Failing to enforce strict authentication requirements for accessing the LLM, inadequate role-based access control (RBAC) implementation allowing users to perform actions beyond their intended permissions, and failing to provide proper access controls for LLM-generated content and actions are all common examples, OWASP said.

An attack example is a malicious actor gaining unauthorised access to an LLM because of weak authentication mechanisms, allowing them to exploit vulnerabilities or manipulate the system, OWASP said. Preventative measures include:

  • Implement strong authentication mechanisms, such as multifactor authentication (MFA), to ensure that only authorised users can access the LLM.
  • Implement proper access controls for content and actions generated by the LLM to prevent unauthorised access or manipulation.

9. Improper error handling

Improper error handling occurs when error messages or debugging information are exposed in a way that could reveal sensitive information, system details, or potential attack vectors to a threat actor.

Common error handling vulnerabilities include exposing sensitive information or system details through error messages, leaking debugging information that could help an attacker identify potential vulnerabilities or attack vectors, and failing to handle errors gracefully, potentially causing unexpected behaviour or system crashes.

For example, an attacker could exploit an LLM’s error messages to gather sensitive information or system details, enabling them to launch a targeted attack or exploit known vulnerabilities.
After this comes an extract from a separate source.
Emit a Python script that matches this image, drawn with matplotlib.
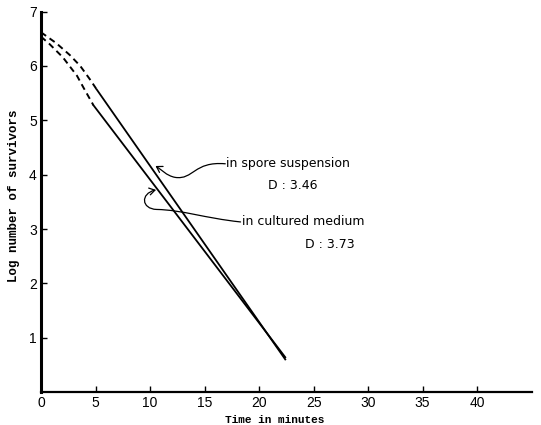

Alternatively, a developer could accidentally leave debugging information exposed in production, allowing an attacker to identify potential attack vectors or vulnerabilities in the system, according to OWASP. Such risks can be mitigated by these actions:

  • Implement proper error handling mechanisms to ensure that errors are caught, logged, and handled.
  • Ensure that error messages and debugging information do not reveal sensitive information or system details. Consider using generic error messages for users, while logging detailed error information for developers and administrators.

10. Training data poisoning

Training data poisoning is when an attacker manipulates the training data or fine-tuning procedures of an LLM to introduce vulnerabilities, backdoors, or biases that could compromise the model’s security, effectiveness, or ethical behaviour, OWASP wrote.

Common training data poisoning issues include introducing backdoors or vulnerabilities into the LLM through maliciously manipulated training data and injecting biases into the LLM causing it to produce biased or inappropriate responses.

These actions can help prevent this risk:

  • Ensure the integrity of the training data by obtaining it from trusted sources and validating its quality.
  • Implement robust data sanitization and preprocessing techniques to remove potential vulnerabilities or biases from the training data.
  • Use monitoring and alerting mechanisms to detect unusual behaviour or performance issues in the LLM, potentially indicating training data poisoning.

Security leaders/teams, organisations responsible for secure use of LLMs

Security leaders/teams and their organisations are responsible for ensuring the secure use of generative AI chat interfaces that use LLMs, experts agree.

“Security and legal teams should be collaborating to find the best path forward for their organisations to tap into the capabilities of these technologies without compromising intellectual property or security,” Chaim Mazal, CSO at Gigamon, recently told CSO.

AI-powered chatbots need regular updates to remain effective against threats and human oversight is essential to ensure LLMs function correctly, added Joshua Kaiser, AI technology executive and CEO at Tovie AI. 

“Additionally, LLMs need contextual understanding to provide accurate responses and catch any security issues and should be tested and evaluated regularly to identify potential weaknesses or vulnerabilities.”